A consciência política foi adquirida em casa. As crianças percebem quando não se pode falar, ainda que não percebam muito mais. Os adultos calavam-se com medo que as crianças contassem. Mas entre as meias palavras eu era muito consciente do tipo de regime em que vivia. Lembro-me de quando o Estaline morreu; eu era muito pequena, estava na primeira classe, e via pessoas maiores do que eu a chorar, desesperadas. Perguntei em casa o que se passava e o meu pai disse: "O monstro morreu". Eu entendi o que ele quis dizer. A minha consciência política terá talvez nascido aí.

No livro, a personagem de Madame Ioaniu não acredita no futuro, crê que caminhamos para a barbárie. Acredita nisso?

Não. Ela é assim porque o presente lhe é cada vez mais estranho. Acontece muito com as pessoas idosas. Eu não cheguei a esse estado. Não sou optimista, mas não creio no apocalipse, e espero que a crise se resolva.

Estamos em ano de eleições na Roménia. O que espera?

É um ano eleitoral muito convulsivo, com a sociedade fracturada em dois grandes partidos. Espero uma maior estabilidade económica e política e que a cultura seja valorizada. Falávamos no início de como a Roménia é um país misterioso. Creio que a cultura é um meio, dos poucos, que pode resolver o mistério e dar uma imagem mais correcta da Roménia.

Qual é a imagem correcta?

Não consigo dizer em duas frases. vou dizê-la num romance.

É uma promessa?

Estou a trabalhar nisso, num livro de memórias e num romance, O gosto um pouco amargo da liberdade. Pode ser um titulo provisório, mas é o que sinto no momento.

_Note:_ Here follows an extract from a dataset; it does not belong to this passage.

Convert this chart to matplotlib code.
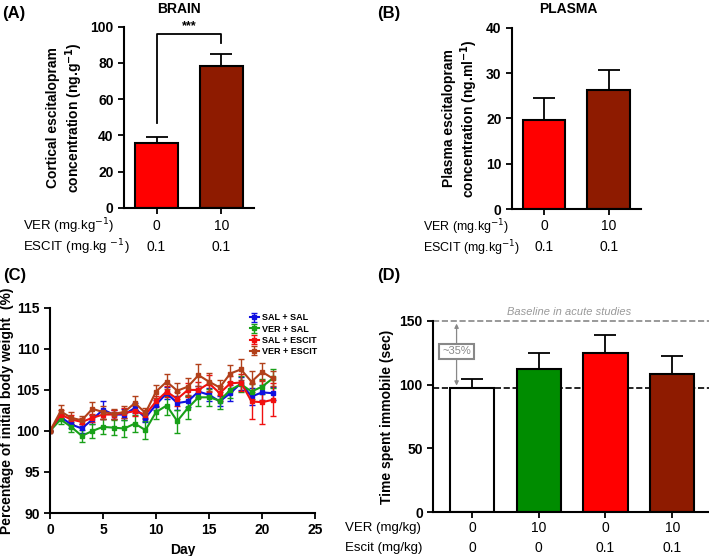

É mais fácil escrever agora ou quando escreveu Uma Manhã Perdida?

É complicado quando se escreve sem censura. Há mais liberdade e é preciso saber geri-la, lidar com ela. Não é fácil quando se está habituado a que a liberdade seja travada. É como quando se vive dentro de uma uma casa e de repente nos colocam na cidade e é preciso escolher que ruas seguir.

No livro não há uma menção ao nome Ceausescu.

Talvez tenha sido auto-censura. Não sei. O meu filho tinha 20 anos quando Ceausescu morreu e ficou bastante tocado por todos os acontecimentos que envolveram essa morte. Eu tinha idade para me colocar emocionalmente mais distante. Naquele momento não sabíamos exactamente o que se estava a passar. A revolução foi ainda mais misteriosa na Roménia, houve muita manipulação entre o exercito e os serviços secretos. Na televisão não víamos o que vocês viam. Cortaram muitas coisas, mas lembro-me que ficámos a noite toda a assistir àquele julgamento sumário. E a cada momento do discurso de Ceausescu nós ríamos. Era uma reacção histérica. Ele falava em golpe de Estado e nós dávamos gargalhadas. A nossa cabeça tem reacções estranhas e aquele riso era incontrolável.

E quando ele morreu...

Cantou A Internacional. Não tive a mínima emoção no momento da sua morte. Apenas frustração, porque queria um verdadeiro julgamento. Mas no fim queria era vê-lo morto.

Um sentimento generalizado?

Sim. Foram tempos de revolta, mas há muito por contar. Ainda não foi contada essa história, em que estiveram envolvidos a CIA e o KGB. Alguém recebeu uma ordem para dar o tiro... Por isso digo que o jornalismo não é suficiente para sabermos o que se passa.